PROVIDED MATERIAL -
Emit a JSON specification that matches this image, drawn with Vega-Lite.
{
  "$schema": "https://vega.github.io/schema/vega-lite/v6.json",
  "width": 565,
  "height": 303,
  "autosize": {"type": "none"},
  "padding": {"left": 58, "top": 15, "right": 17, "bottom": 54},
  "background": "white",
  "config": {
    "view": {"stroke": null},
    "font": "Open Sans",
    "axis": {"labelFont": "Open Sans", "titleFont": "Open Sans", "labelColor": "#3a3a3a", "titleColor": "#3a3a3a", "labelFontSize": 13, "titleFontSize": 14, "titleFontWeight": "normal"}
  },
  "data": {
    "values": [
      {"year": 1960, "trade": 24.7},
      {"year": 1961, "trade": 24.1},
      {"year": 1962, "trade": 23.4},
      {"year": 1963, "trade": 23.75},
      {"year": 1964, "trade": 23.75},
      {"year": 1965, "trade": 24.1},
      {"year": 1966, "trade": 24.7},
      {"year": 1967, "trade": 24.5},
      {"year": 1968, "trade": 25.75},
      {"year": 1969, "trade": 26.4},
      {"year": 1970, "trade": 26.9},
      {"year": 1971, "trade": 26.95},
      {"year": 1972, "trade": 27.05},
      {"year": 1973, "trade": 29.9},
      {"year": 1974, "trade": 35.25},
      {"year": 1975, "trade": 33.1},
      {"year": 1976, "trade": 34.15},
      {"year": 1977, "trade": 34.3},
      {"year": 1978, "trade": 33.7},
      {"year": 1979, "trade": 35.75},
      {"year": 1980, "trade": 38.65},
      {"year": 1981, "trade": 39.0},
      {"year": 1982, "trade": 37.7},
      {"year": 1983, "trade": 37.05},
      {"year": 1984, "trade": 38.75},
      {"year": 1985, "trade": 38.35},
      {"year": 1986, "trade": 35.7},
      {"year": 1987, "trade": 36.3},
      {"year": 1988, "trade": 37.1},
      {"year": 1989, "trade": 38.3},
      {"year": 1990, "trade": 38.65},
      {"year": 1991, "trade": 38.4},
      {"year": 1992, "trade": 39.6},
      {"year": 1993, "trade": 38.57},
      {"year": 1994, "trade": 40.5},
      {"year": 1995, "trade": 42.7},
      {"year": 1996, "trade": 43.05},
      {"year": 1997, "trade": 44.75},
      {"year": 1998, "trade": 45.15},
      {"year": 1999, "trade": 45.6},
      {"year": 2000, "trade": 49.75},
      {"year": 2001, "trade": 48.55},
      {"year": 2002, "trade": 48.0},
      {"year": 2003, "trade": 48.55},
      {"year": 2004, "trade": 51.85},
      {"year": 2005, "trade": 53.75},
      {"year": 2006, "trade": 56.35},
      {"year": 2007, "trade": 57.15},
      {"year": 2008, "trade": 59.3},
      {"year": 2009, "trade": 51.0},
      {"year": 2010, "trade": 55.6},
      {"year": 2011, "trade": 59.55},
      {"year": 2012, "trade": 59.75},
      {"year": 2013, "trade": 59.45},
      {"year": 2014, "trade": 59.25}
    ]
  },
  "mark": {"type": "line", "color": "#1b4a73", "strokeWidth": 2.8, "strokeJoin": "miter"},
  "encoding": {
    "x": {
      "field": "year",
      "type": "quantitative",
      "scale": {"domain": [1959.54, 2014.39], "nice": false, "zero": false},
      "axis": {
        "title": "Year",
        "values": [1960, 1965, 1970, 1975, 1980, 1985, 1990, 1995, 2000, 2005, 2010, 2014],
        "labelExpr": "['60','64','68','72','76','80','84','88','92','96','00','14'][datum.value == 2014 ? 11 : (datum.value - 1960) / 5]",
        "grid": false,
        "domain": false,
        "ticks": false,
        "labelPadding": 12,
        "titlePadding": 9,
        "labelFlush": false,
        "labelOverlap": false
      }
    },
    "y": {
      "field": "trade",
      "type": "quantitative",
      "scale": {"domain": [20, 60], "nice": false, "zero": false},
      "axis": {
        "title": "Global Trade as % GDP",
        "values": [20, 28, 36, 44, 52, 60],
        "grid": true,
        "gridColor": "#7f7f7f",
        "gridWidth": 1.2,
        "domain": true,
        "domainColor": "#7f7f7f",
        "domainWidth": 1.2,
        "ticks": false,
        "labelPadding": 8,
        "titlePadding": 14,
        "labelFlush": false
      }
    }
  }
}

OBJECTIVE - Take the data above and return it exactly.

PROBLEM SOLUTION -
Emit a JSON specification that matches this image, drawn with Vega-Lite.
{
  "$schema": "https://vega.github.io/schema/vega-lite/v6.json",
  "width": 565,
  "height": 303,
  "autosize": {"type": "none"},
  "padding": {"left": 58, "top": 15, "right": 17, "bottom": 54},
  "background": "white",
  "config": {
    "view": {"stroke": null},
    "font": "Open Sans",
    "axis": {"labelFont": "Open Sans", "titleFont": "Open Sans", "labelColor": "#3a3a3a", "titleColor": "#3a3a3a", "labelFontSize": 13, "titleFontSize": 14, "titleFontWeight": "normal"}
  },
  "data": {
    "values": [
      {"year": 1960, "trade": 24.7},
      {"year": 1961, "trade": 24.1},
      {"year": 1962, "trade": 23.4},
      {"year": 1963, "trade": 23.75},
      {"year": 1964, "trade": 23.75},
      {"year": 1965, "trade": 24.1},
      {"year": 1966, "trade": 24.7},
      {"year": 1967, "trade": 24.5},
      {"year": 1968, "trade": 25.75},
      {"year": 1969, "trade": 26.4},
      {"year": 1970, "trade": 26.9},
      {"year": 1971, "trade": 26.95},
      {"year": 1972, "trade": 27.05},
      {"year": 1973, "trade": 29.9},
      {"year": 1974, "trade": 35.25},
      {"year": 1975, "trade": 33.1},
      {"year": 1976, "trade": 34.15},
      {"year": 1977, "trade": 34.3},
      {"year": 1978, "trade": 33.7},
      {"year": 1979, "trade": 35.75},
      {"year": 1980, "trade": 38.65},
      {"year": 1981, "trade": 39.0},
      {"year": 1982, "trade": 37.7},
      {"year": 1983, "trade": 37.05},
      {"year": 1984, "trade": 38.75},
      {"year": 1985, "trade": 38.35},
      {"year": 1986, "trade": 35.7},
      {"year": 1987, "trade": 36.3},
      {"year": 1988, "trade": 37.1},
      {"year": 1989, "trade": 38.3},
      {"year": 1990, "trade": 38.65},
      {"year": 1991, "trade": 38.4},
      {"year": 1992, "trade": 39.6},
      {"year": 1993, "trade": 38.57},
      {"year": 1994, "trade": 40.5},
      {"year": 1995, "trade": 42.7},
      {"year": 1996, "trade": 43.05},
      {"year": 1997, "trade": 44.75},
      {"year": 1998, "trade": 45.15},
      {"year": 1999, "trade": 45.6},
      {"year": 2000, "trade": 49.75},
      {"year": 2001, "trade": 48.55},
      {"year": 2002, "trade": 48.0},
      {"year": 2003, "trade": 48.55},
      {"year": 2004, "trade": 51.85},
      {"year": 2005, "trade": 53.75},
      {"year": 2006, "trade": 56.35},
      {"year": 2007, "trade": 57.15},
      {"year": 2008, "trade": 59.3},
      {"year": 2009, "trade": 51.0},
      {"year": 2010, "trade": 55.6},
      {"year": 2011, "trade": 59.55},
      {"year": 2012, "trade": 59.75},
      {"year": 2013, "trade": 59.45},
      {"year": 2014, "trade": 59.25}
    ]
  },
  "mark": {"type": "line", "color": "#1b4a73", "strokeWidth": 2.8, "strokeJoin": "miter"},
  "encoding": {
    "x": {
      "field": "year",
      "type": "quantitative",
      "scale": {"domain": [1959.54, 2014.39], "nice": false, "zero": false},
      "axis": {
        "title": "Year",
        "values": [1960, 1965, 1970, 1975, 1980, 1985, 1990, 1995, 2000, 2005, 2010, 2014],
        "labelExpr": "['60','64','68','72','76','80','84','88','92','96','00','14'][datum.value == 2014 ? 11 : (datum.value - 1960) / 5]",
        "grid": false,
        "domain": false,
        "ticks": false,
        "labelPadding": 12,
        "titlePadding": 9,
        "labelFlush": false,
        "labelOverlap": false
      }
    },
    "y": {
      "field": "trade",
      "type": "quantitative",
      "scale": {"domain": [20, 60], "nice": false, "zero": false},
      "axis": {
        "title": "Global Trade as % GDP",
        "values": [20, 28, 36, 44, 52, 60],
        "grid": true,
        "gridColor": "#7f7f7f",
        "gridWidth": 1.2,
        "domain": true,
        "domainColor": "#7f7f7f",
        "domainWidth": 1.2,
        "ticks": false,
        "labelPadding": 8,
        "titlePadding": 14,
        "labelFlush": false
      }
    }
  }
}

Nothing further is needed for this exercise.